Cajamarca, a mountain city of some 200,000 people and capital of the Cajamarca region of northern Peru, has long been a centre of historical and cultural importance.
Visitors flock from all over the world to visit it’s renowned thermal springs and the place where Atahualpa, the last Inca ruler, was double crossed and slain by Spanish Conquistador Francisco Pizarro.
Now however, the city is gaining a reputation for hosting Peru’s craziest carnival, opening with what may be Latin America’s biggest water fight. Every year people descend en masse upon the main square with water balloons, pistols and buckets in hand to engage in a free-for-all that leaves no-one free from an almighty drenching.
Authorities in Cajamarca initially sought to ban the so called “balloon wars” due to concerns over potential damage that might be caused to the city’s architectural heritage.
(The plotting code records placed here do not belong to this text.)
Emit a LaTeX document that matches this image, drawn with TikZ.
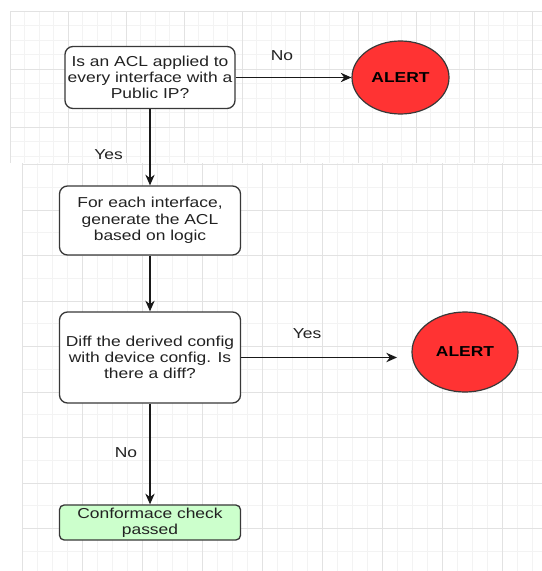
\documentclass[tikz,border=0pt]{standalone}
\usepackage{fontspec}
\setmainfont[FakeStretch=1.21]{Liberation Sans}
\usetikzlibrary{shapes, arrows.meta, positioning}
\definecolor{gridlight}{HTML}{F3F3F3}
\definecolor{griddark}{HTML}{E2E2E2}
\definecolor{alertred}{HTML}{FF3333}
\definecolor{passgreen}{HTML}{CCFFCC}
\definecolor{edgegrey}{HTML}{383838}
\definecolor{inkgrey}{HTML}{222222}
\tikzstyle{boxfont} = [font=\fontsize{10.8}{12.2}\selectfont, text=inkgrey]
\tikzstyle{process} = [rectangle, rounded corners=6pt, draw=edgegrey, line width=1pt, fill=white,
                       align=center, inner sep=2pt, boxfont]
\tikzstyle{passed} = [process, rounded corners=3.5pt, fill=passgreen]
\tikzstyle{alert} = [ellipse, draw=edgegrey, line width=0.9pt, fill=alertred, inner sep=0pt,
                     font=\fontsize{10.8}{12}\selectfont\bfseries, text=black]
\tikzstyle{flow} = [-{Stealth[length=8pt, width=7pt]}, line width=1pt, draw=black!90]
\tikzstyle{answer} = [inner sep=0pt, boxfont]
\tikzstyle{gridminor} = [draw=gridlight, line width=0.6pt]
\tikzstyle{gridmajor} = [draw=griddark, line width=0.6pt]

\begin{document}
\begin{tikzpicture}[x=0.75pt, y=-0.75pt]
				\fill[white] (0, 0) rectangle (542, 571);
				\useasboundingbox (0, 0) rectangle (542, 571);

				% background grid, upper sheet
				\foreach \gx in {10, 24.5, ..., 542} \draw[gridminor] (\gx, 11) -- (\gx, 163);
				\foreach \gy in {11, 25.5, ..., 163} \draw[gridminor] (10, \gy) -- (542, \gy);
				\foreach \gx in {10, 68, ..., 542} \draw[gridmajor] (\gx, 11) -- (\gx, 163);
				\foreach \gy in {11, 69, ..., 163} \draw[gridmajor] (10, \gy) -- (542, \gy);

				% background grid, lower sheet
				\foreach \gx in {22, 37, ..., 542} \draw[gridminor] (\gx, 163) -- (\gx, 571);
				\foreach \gy in {164.5, 187.25, ..., 571} \draw[gridminor] (22, \gy) -- (542, \gy);
				\foreach \gx in {22, 82, ..., 542} \draw[gridmajor] (\gx, 163) -- (\gx, 571);
				\foreach \gy in {164.5, 210, ..., 571} \draw[gridmajor] (22, \gy) -- (542, \gy);

				% first check
				\node (AclCheck) [process, minimum width=124.5pt, minimum height=46.5pt] at (150, 77.5)
					{Is an ACL applied to\\every interface with a\\Public IP?};
				\node (AlertAcl) [alert, minimum width=72.75pt, minimum height=54.75pt] at (400.5, 77.5) {ALERT};
				\draw[flow] (AclCheck) -- (AlertAcl);
				\node (NoAcl) [answer] at (282, 56) {No};

				% generate
				\node (Generate) [process, minimum width=135.75pt, minimum height=51.75pt] at (150, 220.5)
					{For each interface,\\generate the ACL\\based on logic};
				\draw[flow] (AclCheck) -- (Generate);
				\node (YesAcl) [answer] at (108.5, 155) {Yes};

				% diff
				\node (Diff) [process, minimum width=135.75pt, minimum height=68.25pt] at (150, 357.5)
					{Diff the derived config\\with device config. Is\\there a diff?};
				\draw[flow] (Generate) -- (Diff);

				\node (AlertDiff) [alert, minimum width=79.5pt, minimum height=60pt] at (465, 352) {ALERT};
				\coordinate (DiffOut) at (397, 357.5);
				\draw[flow] (Diff) -- (DiffOut);
				\node (YesDiff) [answer] at (307, 334) {Yes};

				% passed
				\node (Passed) [passed, minimum width=135.75pt, minimum height=24.75pt] at (150, 522.5)
					{Conformace check\\passed};
				\draw[flow] (Diff) -- (Passed);
				\node (NoDiff) [answer] at (126, 453) {No};
			\end{tikzpicture}
\end{document}
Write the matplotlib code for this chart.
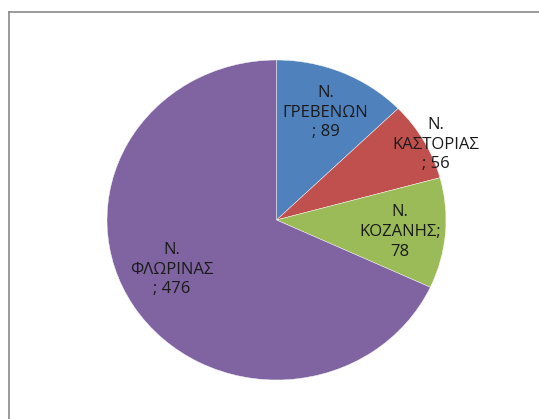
import matplotlib.pyplot as plt
from matplotlib.lines import Line2D

# data
labels = ["Ν.\nΓΡΕΒΕΝΩΝ\n; 89", "Ν.\nΚΑΣΤΟΡΙΑΣ\n; 56", "Ν.\nΚΟΖΑΝΗΣ;\n78", "Ν.\nΦΛΩΡΙΝΑΣ\n; 476"]
values = [89, 56, 78, 476]
colors = ["#4F81BD", "#C0504D", "#9BBB59", "#8064A2"]

# label centres (pie units, radius = 1)
label_pos = [(0.29, 0.67), (0.94, 0.47), (0.73, -0.075), (-0.62, -0.31)]

W, H = 539, 419
fig = plt.figure(figsize=(W / 100, H / 100), dpi=100)
fig.patch.set_facecolor("white")

# pie box in pixels: x 107..446, y 60..380 (slightly wider than tall)
ax = fig.add_axes([107 / W, 1 - 380 / H, (446 - 107) / W, (380 - 60) / H])
ax.pie(values, colors=colors, startangle=90, counterclock=False, radius=1,
       wedgeprops=dict(linewidth=0.3, edgecolor="white"))
ax.set_aspect("auto")
ax.set_xlim(-1, 1)
ax.set_ylim(-1, 1)
ax.axis("off")

for lab, (x, y) in zip(labels, label_pos):
    ax.text(x, y, lab, ha="center", va="center", fontsize=12,
            family=["Open Sans", "DejaVu Sans"], color="#1a1a1a",
            linespacing=1.3, multialignment="center")

# frame lines (left and top only visible)
fig.add_artist(Line2D([9 / W, 9 / W], [0, 1 - 12 / H], transform=fig.transFigure,
                      color="#8a8a8a", lw=1.2))
fig.add_artist(Line2D([9 / W, 1], [1 - 12 / H, 1 - 12 / H], transform=fig.transFigure,
                      color="#8a8a8a", lw=1.2))

fig.savefig("out.png", dpi=100)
Detractors of the practice have also claimed that it wastes precious water resources.
Most residents of Cajamarca however have a far more sanguine take on a practice which as one resident told local channel RPP Noticias “does not harm the ozone layer, or anything else” and is really just “good clean fun.”
Such is the popularity and the importance of water ballon throwing in the festivities that the authorities have had no choice, not only to accommodate it, but to officialise it, a move that they hope will keep people away from the main square and the most sensitive heritage sites.
This weekend marked the second official “ballon war”, held in the Qhapaq Ñan complex, a wetland area which the municipality has equipped with a large cistern and hoses for the revellers to fill their balloons.
Prizes, competitions, and, of course, free water balloons were also on offer.
The result was an enjoyable and very wet afternoon at Qhapaq Ñan for families, young and old alike.
However, as can be seen in videos taken of the celebrations on Facebook page Cajamarca Reporteros, the vast majority of people still chose to celebrate in centre of the city with local police largely powerless to stop them beyond breaking a few bags of balloons.
Officials are nevertheless confident that over the next few years Qhapaq Ñan will be the primary battleground for the balloon wars as the celebration that has earned Cajamarca the official congressional title of “Capital of the Peruvian Carnival” only continues to grow in popularity.